Make sure you have at least three pens to hand (normally exam boards want black – but you should always double check) and a pencil as well.
If you have multiple exams on the same day, make sure you also pack food and snacks to re-fuel in between.
3) Plan your route
You need to be 100% sure of exactly when and where your exam will be and plan a route accordingly that will get your there in plenty of time. You should turn up at least 40 minutes before an exam is scheduled to start so that you’re ready to begin your test on time, with no last minute panics.
4) Eat a good breakfast
Now is not the time to skip breakfast, even if you feel like a bag of nerves. Your brain and body need fuel to perform their best and a good breakfast is vital for exam success. Eat slow-release, wholegrain carbohydrates (like porridge or wholemeal toast) and avoid overly sugary foods that will simply make you crash later on. And, if you fancy a pre-exam nibble, some studies show that eating a square of dark chocolate or a mint right before going into your exam can help boost brain performance!
5) Revision summary notecards
Taking a one-page revision summary sheet or a couple of notecards with you on the day of your exam can be great idea; reading these over beforehand will help calm your nerves and focus on the task in hand, rather than fretting with friends about possible questions. This is not about learning new information minutes before the exam but reminding you that, yes, you do know your stuff and it will all be ok. But don't forget to leave them outside the exam hall before you go in!
6) Take deep breaths
It can be easy to start panicking about what each exam ‘means’ in terms of grades and college or university places, but that’s a sure-fire way to stop yourself achieving your full potential. All you can do is your best and then handle the outcome later.

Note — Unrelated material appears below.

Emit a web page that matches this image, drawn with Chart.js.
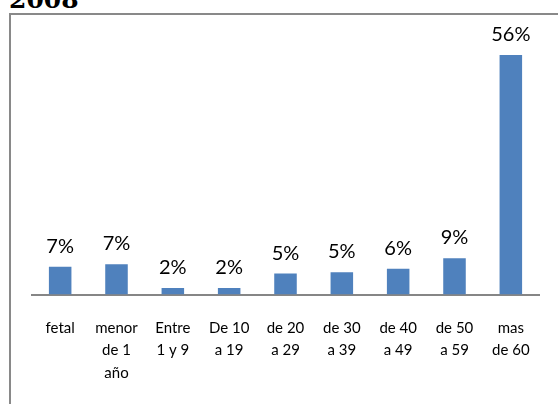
<!DOCTYPE html>
<html>
<head>
<meta charset="utf-8">
<script src="https://cdn.jsdelivr.net/npm/chart.js@4"></script>
<style>
  html, body { margin: 0; padding: 0; background: #fff; overflow: hidden; }
  #wrap { position: relative; width: 558px; height: 404px; overflow: hidden; }
  #title { position: absolute; left: 9px; top: -13px; font: bold 25px "DejaVu Serif"; line-height: 25px; color: #000; }
  #frame { position: absolute; left: 9px; top: 13px; width: 600px; height: 500px;
           border-left: 2px solid #898989; border-top: 2px solid #898989; }
  #c { position: absolute; left: 0; top: 0; }
</style>
</head>
<body>
<div id="wrap">
  <div id="title">2008</div>
  <div id="frame"></div>
  <canvas id="c" width="558" height="404"></canvas>
</div>
<script>
// age groups
const labels = [
  "fetal",
  ["menor", "de 1", "año"],
  ["Entre", "1 y 9"],
  ["De 10", "a 19"],
  ["de 20", "a 29"],
  ["de 30", "a 39"],
  ["de 40", "a 49"],
  ["de 50", "a 59"],
  ["mas", "de 60"],
];
// percent of deaths
const values = [6.5, 7.1, 1.5, 1.5, 4.9, 5.2, 6.0, 8.5, 56];

// draws "7%" etc above each bar
const barLabels = {
  id: "barLabels",
  afterDatasetsDraw(chart) {
    const ctx = chart.ctx;
    const meta = chart.getDatasetMeta(0);
    ctx.save();
    ctx.font = "20px Lato";
    ctx.fillStyle = "#000";
    ctx.textAlign = "center";
    ctx.textBaseline = "alphabetic";
    meta.data.forEach((bar, i) => {
      ctx.fillText(Math.round(values[i]) + "%", bar.x, bar.y - 14);
    });
    ctx.restore();
  },
};

new Chart(document.getElementById("c"), {
  type: "bar",
  data: {
    labels: labels,
    datasets: [
      {
        data: values,
        backgroundColor: "#4F81BD",
        borderWidth: 0,
        categoryPercentage: 1,
        barPercentage: 0.4,
      },
    ],
  },
  options: {
    responsive: false,
    animation: false,
    layout: { padding: { left: 32, right: 19, top: 38, bottom: 0 } },
    plugins: {
      legend: { display: false },
      tooltip: { enabled: false },
    },
    scales: {
      x: {
        grid: { display: false, drawTicks: false },
        border: { display: true, color: "#868686", width: 2 },
        ticks: {
          color: "#000",
          font: { family: "Lato", size: 15, lineHeight: 1.5 },
          padding: 22,
          maxRotation: 0,
          autoSkip: false,
        },
        afterFit(scale) {
          scale.height = 109.5;
        },
      },
      y: {
        display: false,
        min: 0,
        max: 60,
      },
    },
  },
  plugins: [barLabels],
});
</script>
</body>
</html>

Take some deep breaths to slow down your breathing and clear your head of these intrusive thoughts before you
7) Read every question 2-3 times
You’ve probably heard this advice over and over but it is crucial: read each question 2-3 times to make sure you really understand what it’s asking you. Underlining key words can help to focus your mind and let you know what type of question it is. In the heat of the moment it’s easy to misread a question and you don’t want to waste time or marks setting off on the wrong track.

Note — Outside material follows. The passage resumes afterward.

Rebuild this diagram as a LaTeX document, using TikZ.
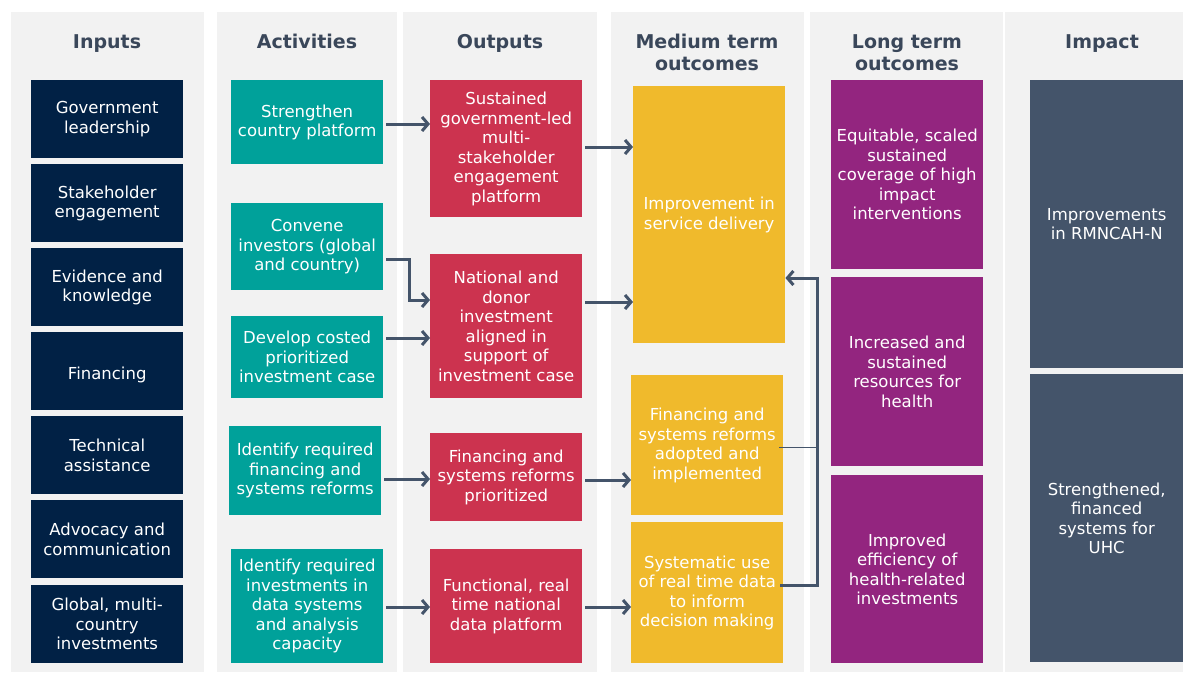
\documentclass[tikz,border=0pt]{standalone}
\usepackage{fontspec}
\setmainfont{DejaVu Sans}
\usetikzlibrary{arrows.meta}
\definecolor{colbg}{HTML}{F2F2F2}
\definecolor{inputc}{HTML}{012145}
\definecolor{actc}{HTML}{00A19A}
\definecolor{outc}{HTML}{CC334F}
\definecolor{medc}{HTML}{F0BA2C}
\definecolor{longc}{HTML}{93257F}
\definecolor{impc}{HTML}{44546A}
\definecolor{headc}{HTML}{3A475A}
\tikzset{
  cell/.style={anchor=north west, align=center, text=white, inner sep=2pt,
    font=\fontsize{16.5}{19.5}\selectfont,
    execute at begin node={\rule{0pt}{20pt}}},
  inbox/.style={cell, fill=inputc, minimum width=152pt, minimum height=78pt},
  actbox/.style={cell, fill=actc, minimum width=152pt},
  outbox/.style={cell, fill=outc, minimum width=152pt},
  medbox/.style={cell, fill=medc, minimum width=152pt},
  longbox/.style={cell, fill=longc, minimum width=152pt},
  impbox/.style={cell, fill=impc, minimum width=153pt},
  head/.style={anchor=base, align=center, text=headc,
    font=\fontsize{19}{22}\selectfont\bfseries},
  flow/.style={draw=impc, line width=3pt, shorten <=3pt,
    -{Straight Barb[length=6pt,width=14pt]}}
}
\begin{document}
\begin{tikzpicture}[x=1pt, y=-1pt]
  \useasboundingbox[fill=white] (0,0) rectangle (1183,672);
  \foreach \xa/\xb in {11/204, 217/397, 403/597, 611/804, 810/1003, 1005/1183}
    \fill[colbg] (\xa,12) rectangle (\xb,672);

  \node[head] (hin) at (107,48) {Inputs};
  \node[head] (hact) at (307,48) {Activities};
  \node[head] (hout) at (500,48) {Outputs};
  \node[head] (hmed) at (707,70) {Medium term\\outcomes};
  \node[head] (hlong) at (907,70) {Long term\\outcomes};
  \node[head] (himp) at (1102,48) {Impact};

  \node[inbox] (gov) at (31,80) {Government\\leadership};
  \node[inbox] (stake) at (31,164) {Stakeholder\\engagement};
  \node[inbox] (evid) at (31,248) {Evidence and\\knowledge};
  \node[inbox] (fin) at (31,332) {Financing};
  \node[inbox] (tech) at (31,416) {Technical\\assistance};
  \node[inbox] (advo) at (31,500) {Advocacy and\\communication};
  \node[inbox] (glob) at (31,585) {Global, multi-\\country\\investments};

  \node[actbox, minimum height=84pt] (streng) at (231,80) {Strengthen\\country platform};
  \node[actbox, minimum height=87pt] (conv) at (231,203) {Convene\\investors (global\\and country)};
  \node[actbox, minimum height=82pt] (devel) at (231,316) {Develop costed\\prioritized\\investment case};
  \node[actbox, minimum height=89pt] (idfin) at (229,426) {Identify required\\financing and\\systems reforms};
  \node[actbox, minimum height=114pt] (iddata) at (231,549) {Identify required\\investments in\\data systems\\and analysis\\capacity};

  \node[outbox, minimum height=137pt] (sust) at (430,80) {Sustained\\government-led\\multi-\\stakeholder\\engagement\\platform};
  \node[outbox, minimum height=144pt] (natl) at (430,254) {National and\\donor\\investment\\aligned in\\support of\\investment case};
  \node[outbox, minimum height=88pt] (finpri) at (430,433) {Financing and\\systems reforms\\prioritized};
  \node[outbox, minimum height=114pt] (func) at (430,549) {Functional, real\\time national\\data platform};

  \node[medbox, minimum height=257pt] (impr) at (633,86) {Improvement in\\service delivery};
  \node[medbox, minimum height=140pt] (adopt) at (631,375) {Financing and\\systems reforms\\adopted and\\implemented};
  \node[medbox, minimum height=141pt] (syst) at (631,522) {Systematic use\\of real time data\\to inform\\decision making};

  \node[longbox, minimum height=189pt] (equit) at (831,80) {Equitable, scaled\\sustained\\coverage of high\\impact\\interventions};
  \node[longbox, minimum height=189pt] (incr) at (831,277) {Increased and\\sustained\\resources for\\health};
  \node[longbox, minimum height=188pt] (effic) at (831,475) {Improved\\efficiency of\\health-related\\investments};

  \node[impbox, minimum height=288pt] (rmn) at (1030,80) {Improvements\\in RMNCAH-N};
  \node[impbox, minimum height=288pt] (uhc) at (1030,374) {Strengthened,\\financed\\systems for\\UHC};

  \coordinate (convbend) at (409,300);
  \coordinate (fb) at (817,278);
  \begin{scope}
    \draw[flow] (streng.east |- 0,124) -- (sust.west |- 0,124);
    \draw[flow] (sust.east |- 0,147) -- (impr.west |- 0,147);
    \draw[flow] (conv.east |- 0,259) -| (convbend) -- (natl.west |- convbend);
    \draw[flow] (devel.east |- 0,338) -- (natl.west |- 0,338);
    \draw[flow] (natl.east |- 0,302) -- (impr.west |- 0,302);
    \draw[flow] (idfin.east |- 0,479) -- (finpri.west |- 0,479);
    \draw[flow] (finpri.east |- 0,480) -- (adopt.west |- 0,480);
    \draw[flow] (iddata.east |- 0,607) -- (func.west |- 0,607);
    \draw[flow] (func.east |- 0,607) -- (syst.west |- 0,607);
    \draw[flow, shorten <=-3pt] (syst.east |- 0,585) -| (fb) -- (impr.east |- fb);
    \draw[impc, line width=0.8pt] ([xshift=-4pt]adopt.east |- 0,447) -- (fb |- 0,447);
  \end{scope}
\end{tikzpicture}
\end{document}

Re-reading questions also takes away the fear factor. On first glance, a question may seem impossible, but a simple second look will reveal it’s actually one you’ve seen in the past papers many times before!

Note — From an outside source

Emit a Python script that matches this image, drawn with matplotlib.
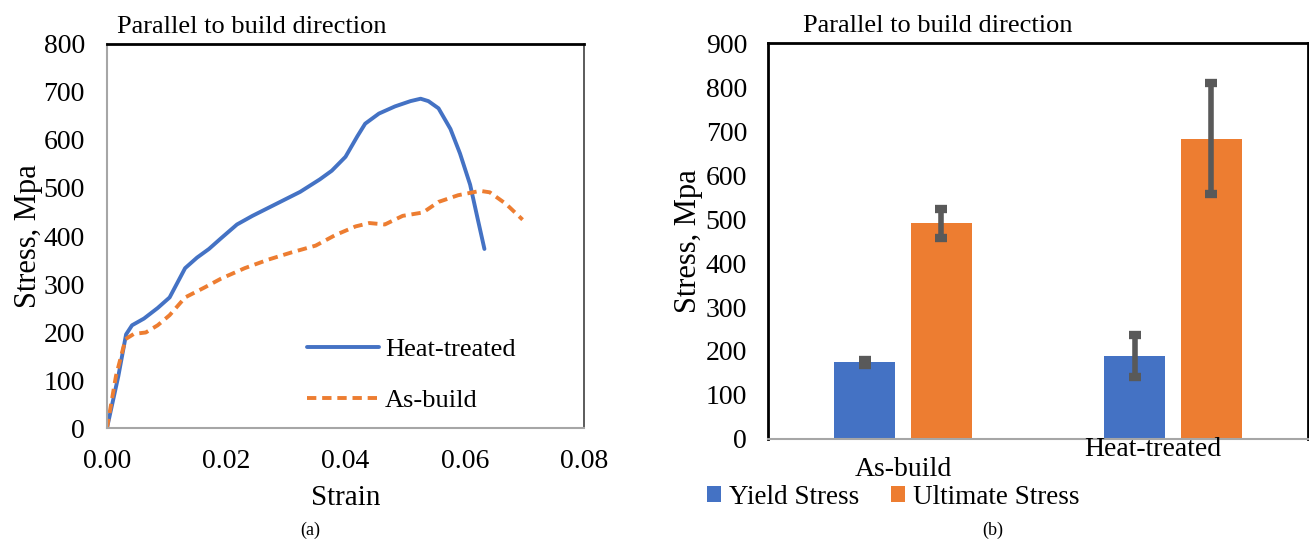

Bonus tip: Make sure when you’re going through your exam, you don’t miss any pages. It’s surprisingly easy to turn over two at once and miss something! Similarly, never forget to check the back page of the exam booklet, in case there's a final question on there too.
8) Keep track of time
Time doesn’t seem to work the same way in an exam – it feels like it’s going at double or even triple speed – but good time management means you can get everything done. Be strategic: jotting down the amount of time you have for each section in the margins can help you 'minute-budget' to keep you on track.
And if you feel you’re spending too long on one question that’s proving difficult, don’t be afraid to move on. You can answer the other questions first and then circle back to finish it.
Remember that, for many exams, the highest scoring questions appear at the end so you want to make sure you’re getting to those with enough time to spare.
9) No exam post-mortems
After the exam, it may be tempting to discuss questions with your friends and cross-check answers, but this is never a wise move. Sooner or later you’ll find you wrote something different for a question and that will only make you panic, for no reason, about something you can’t change. You need to be conserving your mental energy so you can focus on your other subjects and exams. It’s not anti-social to leave the exam hall and not talk about what just happened – it’s vital!
However, that’s not to say that each exam can’t be used as a personal learning experience. Maybe it showed you need to improve your time management or a certain revision technique helped you remember something better. These are all useful lessons that you can take on board to help you perform even better in your later tests.
10) Treat yourself!
Even if you have an exam later in the day, make sure to give yourself a little break to celebrate finishing your exam! Even if it’s just going for a walk or getting lunch somewhere. You’ve just done an exam and you should be proud of yourself. The end is that bit closer in sight: you’re getting there.